Saturday, March 8, 2014

How far....

So, life sped up, as life is prone to do. Things are good here, but busy as hell. We have IEP's and vacation. We have surprise visitors sprung on us. You know the kind. The ones where they aren't good surprises. They have the potential to stress you out. Then, they have the audacity to be right on top of the vacation you have been planning and looking forward to, giving them more chance to just ruin everything right out from under you. However, I am not going to let that happen.

It has been awhile since I got on here and let it all out. I know that. I don't know if you all noticed, but I did. I am getting tense again. I need to write, even if I don't know what to say, or how to get it out. I think I told you about the crap holidays we had, but if I didn't, they were crap. My mother had surgery. Everyone seems to need something from us and all we can do is count down the days until we are out of here for a week. Twelve...eleven...ten...

Then comes "The Email." Yup, here comes an unwanted guest. No, they are not staying here. I would end up in jail, if that were the case. They are coming however, with three weeks notice, I might add. My kids are flipping out at the news. There is a mix of happiness, fear, and trepidation in both. I am a ball of stress. I am running around trying to prepare for everything at once, despite that I have a week left before the train hits full speed.

The week we leave, we have back to back IEP meetings. Neither of which are going to be easily won, even with an advocate. We are meeting with good friends for vacation. Nothing will ruin that week. We are going and you can't stop us. If you know me, don't try to call. I am not answering the phone. The day we get back is when "they" arrive. I have twelve hours between when we get back until "they" intrude in our lives.

I want you all to take note of something here. My writing is not hurried or full of angst. It is just matter of fact. I don't know how many of you really understand what that means. Three years ago, under almost the same circumstances, I was in the corner of my living room, bawling my eyes out in terror. I was afraid of how things would go down. What were these people going to do to me this time? You know what? I am not like that anymore.

I am owning my shit. Yes, I will have fear and probably a few moments of weakness, but I have come so damn far. I was given a demand this time. I didn't cave. I responded with a respectful, "No." I will not be ruled by fear and intimidation anymore. I realize, that despite the fear and loathing I hold inside of me, it does not control me anymore. For that, I have a team of friends and an awesome DV therapist to thank. This journey is far from over for me, but the strides I have made are incredible.
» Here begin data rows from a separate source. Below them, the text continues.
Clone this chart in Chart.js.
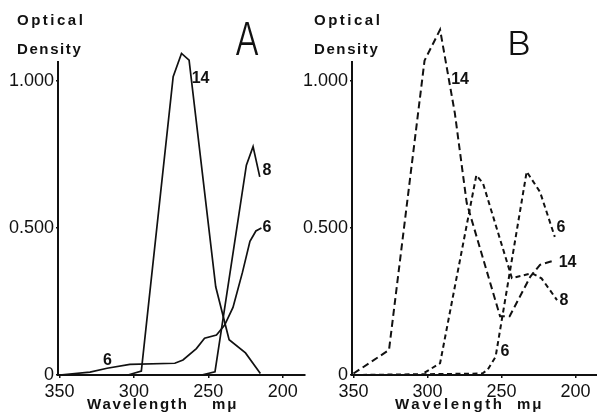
<!DOCTYPE html>
<html>
<head>
<meta charset="utf-8">
<script src="https://cdn.jsdelivr.net/npm/chart.js@4.4.1/dist/chart.umd.min.js"></script>
<style>
  html, body { margin: 0; padding: 0; background: #fff; }
  #wrap { position: relative; width: 597px; height: 417px; overflow: hidden; background: #fff; }
  #wrap canvas { position: absolute; top: 0; }
  #panelA { left: 0; }
  #panelB { left: 300px; }
</style>
</head>
<body>
<div id="wrap">
  <canvas id="panelA" width="310" height="417"></canvas>
  <canvas id="panelB" width="297" height="417"></canvas>
</div>
<script>
// Shared axes: wavelength in mμ (descending) and optical density
const wavelengthTicks = [350, 300, 250, 200];
const densityTicks = [0, 0.5, 1.0];
const densityTickLabels = ['0', '0.500', '1.000'];

// Panel A — solid curves for fractions 14, 8 and 6
const waveA14 = [304, 295, 273.6, 268, 262.9, 245, 236, 225, 215];
const odA14   = [0, 0.013, 1.015, 1.094, 1.071, 0.3, 0.12, 0.075, 0.005];
const waveA8  = [254.5, 245.5, 224.4, 219.9, 215.4];
const odA8    = [0, 0.011, 0.714, 0.777, 0.674];
const waveA6  = [350, 329.5, 318, 302.7, 272.5, 267, 258, 252.5, 244.5, 239, 233.4, 227, 222, 218, 214.3];
const odA6    = [0, 0.01, 0.023, 0.036, 0.04, 0.051, 0.09, 0.125, 0.136, 0.17, 0.23, 0.35, 0.455, 0.49, 0.5];

// Panel B — dashed curves for fractions 14, 8 and 6
const waveB14 = [350, 326, 302, 291.5, 281.5, 273.5, 251, 244.5, 230.5, 224, 214];
const odB14   = [0.005, 0.085, 1.07, 1.175, 0.89, 0.585, 0.2, 0.2, 0.335, 0.375, 0.39];
const waveB8  = [302, 291.5, 267, 262.5, 243, 229.5, 223, 212.5];
const odB8    = [0.008, 0.04, 0.68, 0.652, 0.33, 0.346, 0.329, 0.255];
const waveB6  = [350, 263, 259.5, 254, 233, 224, 214];
const odB6    = [0, 0.005, 0.017, 0.062, 0.692, 0.623, 0.47];

// Curve tags, anchored in data units (wavelength, density)
const tagsA = [['14', 255.2, 1.007], ['8', 210.5, 0.697], ['6', 210.5, 0.502], ['6', 317.7, 0.048]];
const tagsB = [['14', 278.0, 1.004], ['14', 205.4, 0.383], ['8', 207.8, 0.252], ['6', 209.8, 0.5], ['6', 247.6, 0.078]];

const INK = '#111';
const FONT = '"Liberation Sans", Arial, sans-serif';

function pts(xs, ys) { return xs.map((x, i) => ({ x: x, y: ys[i] })); }

function series(xs, ys, dash) {
  return {
    data: pts(xs, ys),
    borderColor: INK,
    borderWidth: dash ? 2 : 1.7,
    borderDash: dash || [],
    pointRadius: 0,
    tension: 0,
    fill: false,
    clip: false
  };
}

function decor(p) {
  return {
    id: 'decor',
    afterDraw(chart) {
      const { ctx, scales } = chart;
      ctx.save();
      ctx.fillStyle = INK;
      ctx.textBaseline = 'middle';
      ctx.textAlign = 'left';
      // y-axis caption
      ctx.font = 'bold 15px ' + FONT;
      ctx.letterSpacing = '2.5px';
      ctx.fillText('Optical', p.captionX, 21);
      ctx.letterSpacing = '1.6px';
      ctx.fillText('Density', p.captionX, 50);
      // x-axis caption
      ctx.letterSpacing = p.titleSpacing + 'px';
      ctx.fillText('Wavelength', p.titleX, 405);
      ctx.letterSpacing = '2px';
      ctx.fillText('mμ', p.unitX, 405);
      // curve tags
      ctx.letterSpacing = '0px';
      ctx.font = 'bold 16px ' + FONT;
      ctx.textAlign = 'center';
      p.tags.forEach(([t, nm, od]) => {
        ctx.fillText(t, scales.x.getPixelForValue(nm), scales.y.getPixelForValue(od));
      });
      // panel letter
      ctx.font = '300 ' + p.letterSize + 'px Inter, ' + FONT;
      ctx.textBaseline = 'alphabetic';
      ctx.translate(p.letterX, p.letterY);
      ctx.scale(p.letterScale, 1);
      ctx.fillText(p.letter, 0, 0);
      ctx.restore();
    }
  };
}

function makePanel(id, datasets, axisWidth, xMin, xMax, padRight, p) {
  return new Chart(document.getElementById(id), {
    type: 'line',
    data: { datasets: datasets },
    options: {
      responsive: false,
      animation: false,
      events: [],
      layout: { padding: { top: 62, left: 0, right: padRight, bottom: 0 } },
      plugins: { legend: { display: false }, tooltip: { enabled: false } },
      scales: {
        x: {
          type: 'linear',
          reverse: true,
          min: xMin,
          max: xMax,
          afterBuildTicks: s => { s.ticks = wavelengthTicks.map(v => ({ value: v })); },
          afterFit: s => { s.height = 42; },
          border: { display: true, color: INK, width: 2 },
          grid: { display: true, drawOnChartArea: false, drawTicks: true, tickLength: 3, color: INK, lineWidth: 1.5 },
          ticks: { color: INK, font: { family: FONT, size: 18 }, padding: 3, maxRotation: 0, autoSkip: false }
        },
        y: {
          type: 'linear',
          min: 0,
          max: 1.065,
          afterBuildTicks: s => { s.ticks = densityTicks.map(v => ({ value: v })); },
          afterFit: s => { s.width = axisWidth; },
          border: { display: true, color: INK, width: 2 },
          grid: { display: true, drawOnChartArea: false, drawTicks: true, tickLength: 2, color: INK, lineWidth: 1.5 },
          ticks: {
            color: INK,
            font: { family: FONT, size: 18 },
            padding: 2,
            callback: v => densityTickLabels[densityTicks.indexOf(v)]
          }
        }
      }
    },
    plugins: [decor(p)]
  });
}

makePanel('panelA', [
  series(waveA14, odA14),
  series(waveA8, odA8),
  series(waveA6, odA6)
], 58, 185, 351, 5, {
  captionX: 17, titleX: 87, titleSpacing: 1.8, unitX: 212,
  tags: tagsA, letter: 'A', letterSize: 45, letterX: 247, letterY: 55, letterScale: 0.8
});

makePanel('panelB', [
  series(waveB14, odB14, [7, 4]),
  series(waveB8, odB8, [5, 3.5]),
  series(waveB6, odB6, [5, 3.5])
], 52, 185.5, 351, 0, {
  captionX: 14, titleX: 95, titleSpacing: 2.6, unitX: 217,
  tags: tagsB, letter: 'B', letterSize: 32, letterX: 219, letterY: 55, letterScale: 1.15
});
</script>
</body>
</html>
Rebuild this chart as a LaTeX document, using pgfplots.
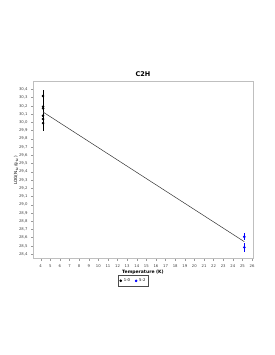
\documentclass[border=0pt]{standalone}
\usepackage{pgfplots}
\pgfplotsset{compat=1.18}
\usepackage{fontspec}
\setmainfont{DejaVu Sans}
\begin{document}
\begin{tikzpicture}[x=1pt,y=1pt]
\useasboundingbox (0,0) rectangle (274,355);
\begin{axis}[
  at={(33pt,96pt)}, anchor=south west,
  scale only axis, width=220pt, height=177pt,
  xmin=3.2, xmax=26.1, ymin=28.34, ymax=30.49,
  xtick={4,5,...,26}, ytick={28.4,28.5,...,30.45},
  /pgf/number format/.cd, fixed, fixed zerofill, precision=1, use comma, assume math mode=true,
  /pgfplots/.cd,
  yticklabel style={/pgf/number format/.cd, fixed, fixed zerofill, precision=1, use comma},
  xticklabel style={/pgf/number format/precision=0, /pgf/number format/fixed zerofill=false},
  tick label style={font=\fontsize{3.8}{4}\selectfont, text=black!75},
  axis line style={draw=black!25, line width=1pt},
  tick style={draw=black!40, line width=0.3pt},
  major tick length=2pt,
  tick align=outside, xtick pos=bottom, ytick pos=left,
  title={\bfseries C2H}, title style={font=\fontsize{6.5}{7}\selectfont, yshift=-4pt},
  xlabel={\bfseries Temperature (K)}, xlabel style={font=\fontsize{4.5}{5}\selectfont, yshift=4pt},
  ylabel={LOG(N$_u$/g$_u$)}, ylabel style={font=\fontsize{4.2}{5}\selectfont, yshift=-6pt},
  legend style={at={(0.457,-0.093)}, anchor=north, draw=black!70, font=\fontsize{3.8}{4}\selectfont, legend columns=2, inner sep=1pt, row sep=0pt, /tikz/every even column/.append style={column sep=3pt}},
  legend image code/.code={\draw[#1] plot coordinates {(0.1cm,0cm)};},
]
\addplot[only marks, mark=*, mark size=1.1pt, black, error bars/.cd, y dir=both, y explicit, error bar style={line width=0.8pt, black}, error mark=none]
  coordinates {
  (4.25,30.32) +- (0,0.07)
  (4.25,30.19) +- (0,0.09)
  (4.25,30.17) +- (0,0.09)
  (4.25,30.08) +- (0,0.09)
  (4.25,30.04) +- (0,0.09)
  (4.25,29.99) +- (0,0.10)
  };
\addlegendentry{1-0}
\addplot[only marks, mark=*, mark size=1.1pt, blue, error bars/.cd, y dir=both, y explicit, error bar style={line width=0.6pt, blue}, error mark=none]
  coordinates {
  (25.2,28.61) +- (0,0.04)
  (25.2,28.48) +- (0,0.05)
  };
\addlegendentry{5-2}
\addplot[black!80, line width=0.5pt, forget plot] coordinates {(4.25,30.125) (25.2,28.55)};
\end{axis}
\end{tikzpicture}
\end{document}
I control the situation. I control me. As long as I feel together, the rest will fall into place. For me, I see this as having broken the bonds that kept me in fear. There will always BE fear, but I don't have to be a slave to it. So, the timing sucks. So, it means I have to do more in a shorter period of time, to cover all eventual outcomes, but so what!?! I will do them. However, I will not fear this. I will always fear how things affect my kids, but for me, I am so done being scared. I am facing those demons and kicking their asses. As far as my kids go, yeah, I will worry. That doesn't mean that I am still trapped by fear. It means that I have overcome it. I'm not afraid for me anymore. That feels so good.